- Born: Mark Charles Adam Pougatch 27 January 1968 (age 58) Paddington, London, England
- Occupations: Broadcaster and writer
- Years active: 1991–present
- Employer(s): Stan Sport ITV Sport
- Television: Stan Sport (2021–) 5 Live Sport (1995–2020) Sports Report (2000–2016) IPL Cricket (2011–) BBC Sport (1998–2015) BBC Radio 5 Live (1994–2020) UEFA European Championship (2016–) European Qualifiers (2014–) ITV Sport (2015–) BT Sport Score (2016–2020) UEFA Champions League Highlights (2015–2018) UEFA Europa League Highlights (2015–2018)
- Spouse: Lady Victoria Scott (m. 2000);

= Mark Pougatch =

British broadcaster and journalist

 Mark Charles Adam Pougatch (born 27 January 1968) is an English radio and television broadcaster, journalist, and author who is currently a sideline reporter for Stan Sport's European football and the Chief Sports Presenter for ITV Sport, fronting their major football and rugby coverage. Pougatch was the presenter of BT Sport Score.

==Early life==
Born in Paddington, west London, Pougatch attended Malvern College, where he was captain of the First XI cricket team and graduated with a degree in politics at the University of Durham where he was a member of Hatfield College. He then undertook a postgraduate diploma in Broadcast Journalism at the London College of Communication.

== Broadcasting career==
Pougatch initially worked for six months at the former BBC radio station for London, BBC GLR. He then became a regular football reporter in 1992 with BBC Essex.

In 1994, he joined BBC Radio 5 Live, selected to be the main presenter of 5 Live Sport on Sundays. In August 2000, he switched to the flagship Saturday edition of the show and continued to present this until August 2016 when he was replaced by Mark Chapman.

Pougatch has presented coverage of the IPL cricket and the African Cup of Nations for ITV.

In January 2015, Pougatch replaced Adrian Chiles as the main football presenter on ITV, fronting the channel's coverage of the UEFA Champions League, England Internationals and later Euro 2016. In February and March 2016, Pougatch co-presented ITV's coverage of the Six Nations Rugby Championship and continued in this role in 2017, 2018 and 2019, subsequently co-hosting ITV's coverage of the 2019 Rugby World Cup alongside (amongst others) Craig Doyle.

In March 2012, he won the Sports Journalists' Association award for Sports Broadcaster of the Year.

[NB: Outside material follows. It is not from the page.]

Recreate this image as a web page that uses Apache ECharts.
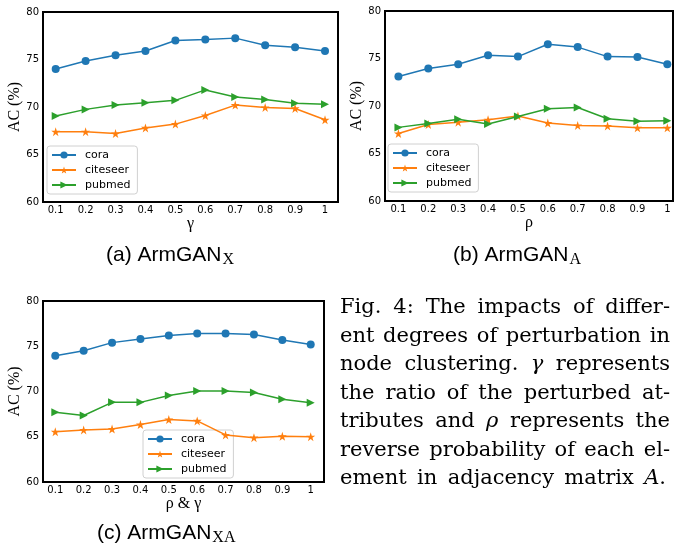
<!DOCTYPE html>
<html><head><meta charset="utf-8">
<script src="https://cdn.jsdelivr.net/npm/echarts@6/dist/echarts.min.js"></script>
<style>html,body{margin:0;padding:0;background:#fff}#c{width:674px;height:546px}</style>
</head><body><div id="c"></div>
<script>
// ---------- data ----------
const xTicks = [0.1, 0.2, 0.3, 0.4, 0.5, 0.6, 0.7, 0.8, 0.9, 1];
const seriesNames = ['cora', 'citeseer', 'pubmed'];
// (a) ArmGAN_X, varying gamma
const coraX     = [74.0, 74.85, 75.45, 75.9, 77.0, 77.1, 77.25, 76.5, 76.3, 75.9];
const citeseerX = [67.4, 67.4, 67.2, 67.8, 68.2, 69.1, 70.2, 69.95, 69.85, 68.65];
const pubmedX   = [69.05, 69.75, 70.2, 70.45, 70.7, 71.8, 71.05, 70.8, 70.4, 70.3];
// (b) ArmGAN_A, varying rho
const coraA     = [73.1, 73.95, 74.4, 75.35, 75.2, 76.5, 76.2, 75.2, 75.15, 74.4];
const citeseerA = [67.1, 68.05, 68.3, 68.55, 68.95, 68.2, 67.95, 67.9, 67.7, 67.7];
const pubmedA   = [67.75, 68.15, 68.6, 68.1, 68.9, 69.7, 69.85, 68.65, 68.4, 68.45];
// (c) ArmGAN_XA, varying rho & gamma
const coraXA     = [73.95, 74.5, 75.4, 75.8, 76.2, 76.4, 76.4, 76.3, 75.7, 75.2];
const citeseerXA = [65.55, 65.75, 65.85, 66.35, 66.9, 66.75, 65.2, 64.9, 65.05, 65.0];
const pubmedXA   = [67.7, 67.35, 68.8, 68.8, 69.55, 70.05, 70.05, 69.9, 69.15, 68.75];

const xAxisNames = ['γ', 'ρ', 'ρ & γ'];
const yAxisName = 'AC (%)';
const subCaptionMain = ['(a) ArmGAN', '(b) ArmGAN', '(c) ArmGAN'];
const subCaptionSub = ['X', 'A', 'XA'];
const figCaptionLines = [
  'Fig. 4: The impacts of differ-',
  'ent degrees of perturbation in',
  'node clustering. γ represents',
  'the ratio of the perturbed at-',
  'tributes and ρ represents the',
  'reverse probability of each el-',
  'ement in adjacency matrix A.'
];

// ---------- layout / style ----------
const colors = ['#1f77b4', '#ff7f0e', '#2ca02c'];
const STAR = 'path://M50,0 L61.17,34.63 L97.55,34.55 L68.07,55.87 L79.39,90.45 L50,69 L20.61,90.45 L31.93,55.87 L2.45,34.55 L38.83,34.63 Z';
const TRI = 'path://M0,0 L10,5 L0,10 Z';
const symbols = ['circle', STAR, TRI];
const symbolSizes = [8, 9, 8];

const grids = [
  {left: 43, top: 12, width: 295, height: 190},
  {left: 385, top: 11, width: 288, height: 190},
  {left: 43, top: 301, width: 281, height: 181}
];
const xRanges = [[0.0576, 1.0434], [0.0551, 1.019], [0.0567, 1.0468]];
const xNameGaps = [14, 10, 13];
const legendPos = [{left: 47, top: 146}, {left: 388, top: 144}, {left: 143, top: 430}];
const dataSets = [[coraX, citeseerX, pubmedX], [coraA, citeseerA, pubmedA], [coraXA, citeseerXA, pubmedXA]];

const option = {
  animation: false,
  backgroundColor: '#fff',
  grid: grids.map(g => Object.assign({show: true, borderColor: '#000', borderWidth: 2, backgroundColor: 'transparent', containLabel: false}, g)),
  xAxis: grids.map((g, i) => ({
    type: 'value', gridIndex: i, min: xRanges[i][0], max: xRanges[i][1],
    name: xAxisNames[i], nameLocation: 'middle', nameGap: xNameGaps[i],
    nameTextStyle: {fontFamily: 'Liberation Serif', fontSize: 16, color: '#000'},
    axisLine: {show: false}, axisTick: {show: false}, splitLine: {show: false},
    axisLabel: {customValues: xTicks, margin: 3, color: '#000', fontFamily: 'DejaVu Sans', fontSize: 10,
      formatter: v => (Math.abs(v - 1) < 1e-9 ? '1' : v.toFixed(1))}
  })),
  yAxis: grids.map((g, i) => ({
    type: 'value', gridIndex: i, min: 60, max: 80, interval: 5,
    name: yAxisName, nameLocation: 'middle', nameGap: 18, nameRotate: 90,
    nameTextStyle: {fontFamily: 'Liberation Serif', fontSize: 16, color: '#000'},
    axisLine: {show: false}, axisTick: {show: false}, splitLine: {show: false},
    axisLabel: {margin: 4, color: '#000', fontFamily: 'DejaVu Sans', fontSize: 10}
  })),
  legend: legendPos.map(p => ({
    data: seriesNames, orient: 'vertical', left: p.left, top: p.top,
    itemWidth: 24, itemHeight: 9, itemGap: 3, padding: [3, 7, 3, 4],
    borderColor: '#d0d0d0', borderWidth: 1, borderRadius: 3, backgroundColor: '#fff',
    textStyle: {fontFamily: 'DejaVu Sans', fontSize: 11, color: '#000', lineHeight: 12, padding: [0, 0, 0, 4]},
    selectedMode: false
  })),
  series: []
};
dataSets.forEach((set, gi) => {
  set.forEach((vals, si) => {
    option.series.push({
      type: 'line', name: seriesNames[si], xAxisIndex: gi, yAxisIndex: gi,
      data: xTicks.map((x, k) => [x, vals[k]]),
      symbol: symbols[si], symbolSize: symbolSizes[si], showSymbol: true,
      lineStyle: {width: 1.5, color: colors[si]},
      itemStyle: {color: colors[si]},
      clip: false, z: 3 + si
    });
  });
});

// ---------- texts (captions) ----------
const ctx = document.createElement('canvas').getContext('2d');
function tw(text, font) { ctx.font = font; return ctx.measureText(text).width; }
const MID = 0.31;
function fontStr(size, family, italic) { return (italic ? 'italic ' : '') + size + 'px "' + family + '"'; }
function txt(text, x, baseline, size, family, italic) {
  const font = fontStr(size, family, italic);
  return {type: 'text', x: x, y: baseline - MID * size, silent: true,
    style: {text: text, font: font, fill: '#000', textAlign: 'left', textVerticalAlign: 'middle', align: 'left', verticalAlign: 'middle'}};
}
const graphics = [];
const capPos = [{x: 106, b: 262}, {x: 453, b: 262}, {x: 97, b: 540}];
capPos.forEach((p, i) => {
  graphics.push(txt(subCaptionMain[i], p.x, p.b, 21, 'Liberation Sans', false));
  const w = tw(subCaptionMain[i], fontStr(21, 'Liberation Sans', false));
  graphics.push(txt(subCaptionSub[i], p.x + w + 1, p.b + 3, 16, 'Liberation Serif', false));
});
// justified figure caption
const PF = 'DejaVu Serif', PS = 21, PL = 340, PR = 670;
figCaptionLines.forEach((line, li) => {
  const words = line.split(' ');
  const segsPerWord = words.map(w => {
    const segs = [];
    for (const ch of w) {
      const it = (ch === 'γ' || ch === 'ρ' || (w === 'A.' && ch === 'A'));
      if (segs.length && segs[segs.length - 1].it === it) segs[segs.length - 1].t += ch;
      else segs.push({t: ch, it: it});
    }
    segs.forEach(s => s.w = tw(s.t, fontStr(PS, PF, s.it)));
    return segs;
  });
  const widths = segsPerWord.map(segs => segs.reduce((a, s) => a + s.w, 0));
  const total = widths.reduce((a, b) => a + b, 0);
  const right = li === figCaptionLines.length - 1 ? 666 : PR;
  const gap = (right - PL - total) / (words.length - 1);
  const base = 314.5 + li * 28.45;
  let x = PL;
  segsPerWord.forEach((segs, wi) => {
    let sx = x;
    segs.forEach(s => { graphics.push(txt(s.t, sx, base, PS, PF, s.it)); sx += s.w; });
    x += widths[wi] + gap;
  });
});
option.graphic = {elements: graphics};

const chart = echarts.init(document.getElementById('c'), null, {renderer: 'canvas'});
chart.setOption(option);
</script>
</body></html>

He started presenting the Saturday afternoon show BT Sport Score on BT Sport in 2016 but had left by the start of the 20–21 season.

Pougatch is part of Stan Sport's coverage of UEFA Champions League, Europa League, Conference League and Super Cup, reporting live from the stadium.

==Other activities==
Pougatch joined the team of Football Superstars, a game which was due to be released in 2009 as an innovative MMORPG game integrating gameplay with footballers' lifestyles. He is the author of Three Lions Versus the World: England's World Cup Stories from the Men Who Were There. He is also a speaker, after dinner and at daytime events.

==Personal life==
Pougatch is married to Lady Victoria Scott, the younger daughter of the 5th Earl of Eldon. They live in Oxfordshire with their three children. His grandfather was among the Jewish diaspora who escaped Ukraine amid the violence that followed the first Russian Revolution.